Camp F-14 Lightning Creek: located 0.7 mile NW on road 288. Companies: 1783V—10/17/33-Spring 34 791—4/30/34-Fall 41
The Civilian Conservation Corps was a federal relief program during 1933-1942 that gave jobless men work renovating abused lands. The Army built 48 200-man camps in South Dakota and provided food, clothing, medical care, pay and programs of education, recreation and religion for 23,709 enrollees (single men aged 17-25 who sent $25 of their $30 wage to their families) and war veterans. Camps and work projects were supervised by another 2834 men. The Office of Indian Affairs ran small units for 4554 American Indians.

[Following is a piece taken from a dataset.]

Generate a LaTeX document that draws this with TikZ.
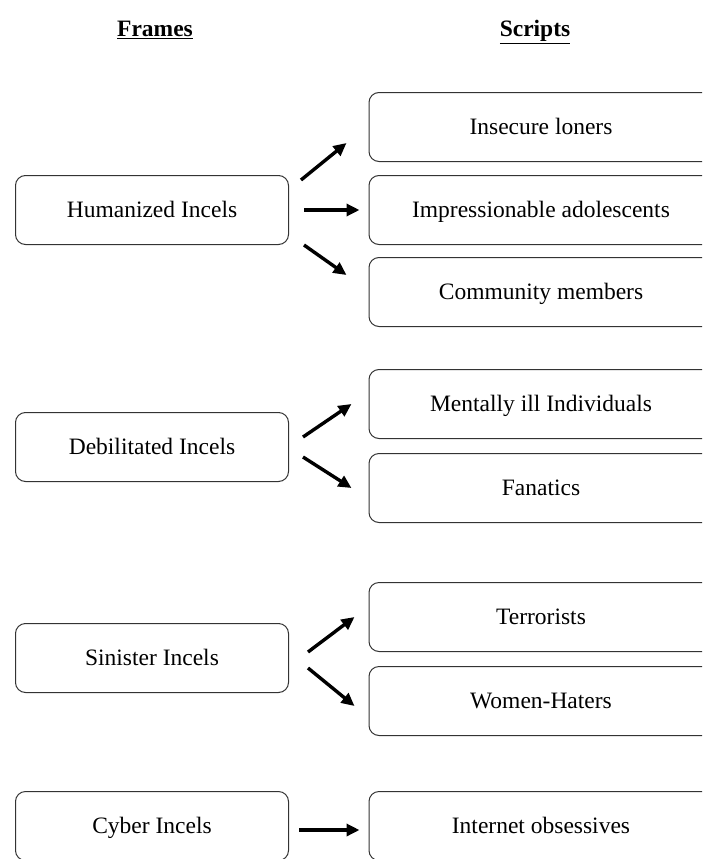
\documentclass[tikz,border=0pt]{standalone}
\usepackage{fontspec}
\setmainfont{Liberation Serif}
\usetikzlibrary{arrows.meta}

\begin{document}
\begin{tikzpicture}[x=1pt, y=-1pt,
		every node/.style={
			font=\fontsize{23.5}{27}\selectfont,
			align=center,
			text height=18pt,
			text depth=4pt
		},
		framebox/.style={
			draw=black!80,
			line width=1pt,
			rectangle,
			rounded corners=10pt,
			minimum width=273pt,
			minimum height=69pt
		},
		scriptbox/.style={framebox, minimum width=344pt},
		heading/.style={font=\fontsize{23.5}{27}\selectfont\bfseries},
		arr/.style={-{Triangle[length=13pt,width=12pt]}, line width=3.4pt}
		]
		
		\useasboundingbox (0,0) rectangle (702,859);
		\clip (0,0) rectangle (702,859);
		
		% headings
		\node[heading] (hframes) at (155,30) {\underline{Frames}};
		\node[heading] (hscripts) at (535,30) {\underline{Scripts}};
		
		% humanized
		\node[framebox] (hum) at (152,210) {Humanized Incels};
		\node[scriptbox] (ins) at (541,127) {Insecure loners};
		\node[scriptbox] (imp) at (541,210) {Impressionable adolescents};
		\node[scriptbox] (com) at (541,292) {Community members};
		
		% debilitated
		\node[framebox] (deb) at (152,447) {Debilitated Incels};
		\node[scriptbox] (men) at (541,404) {Mentally ill Individuals};
		\node[scriptbox] (fan) at (541,488) {Fanatics};
		
		% sinister
		\node[framebox] (sin) at (152,658) {Sinister Incels};
		\node[scriptbox] (ter) at (541,617) {Terrorists};
		\node[scriptbox] (wom) at (541,701) {Women-Haters};
		
		% cyber
		\node[framebox] (cyb) at (152,826) {Cyber Incels};
		\node[scriptbox] (int) at (541,826) {Internet obsessives};
		
		\draw[arr] ([xshift=12pt,yshift=30pt]hum.east) -- ([xshift=-22pt,yshift=19pt]ins.south west);
		\draw[arr] ([xshift=15pt]hum.east) -- ([xshift=-9pt]imp.west);
		\draw[arr] ([xshift=15pt,yshift=-35pt]hum.east) -- ([xshift=-22pt,yshift=-18pt]com.north west);
		
		\draw[arr] ([xshift=14pt,yshift=10pt]deb.east) -- ([xshift=-17pt,yshift=35pt]men.south west);
		\draw[arr] ([xshift=14pt,yshift=-10pt]deb.east) -- ([xshift=-17pt,yshift=-35pt]fan.north west);
		
		\draw[arr] ([xshift=19pt,yshift=6pt]sin.east) -- ([xshift=-14pt,yshift=35pt]ter.south west);
		\draw[arr] ([xshift=19pt,yshift=-10pt]sin.east) -- ([xshift=-14pt,yshift=-40pt]wom.north west);
		
		\draw[arr] ([xshift=10pt,yshift=-4pt]cyb.east) -- ([xshift=-9pt,yshift=-4pt]int.west);
		
	\end{tikzpicture}
\end{document}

Camp F-14 was part of a national CCC program to renovate forests and build more recreation areas. Work projects, supervised by the USDA Forest Service, included tree thinning, pruning and planting; fire prevention and suppression; rodent, disease and insect control; grazing land improvement and recreation area development. Veterans from North Dakota and Iowa in Company 1783V devoted most of their time to camp improvement and tree thinning. Enrollees in Company 791 operated sidecamps at Drew and Summit Peak ranger stations, Compton Spring, Billy Hay Pen and Freeland Wells. They built a ranger station, garage, roads, several bridges, telephone lines and firetrails and quelled fires. CCs dug wells, built cattle guards and drift fences and developed springs on grazing land, erected erosion control dams and spread grasshopper bait on thousands of acres.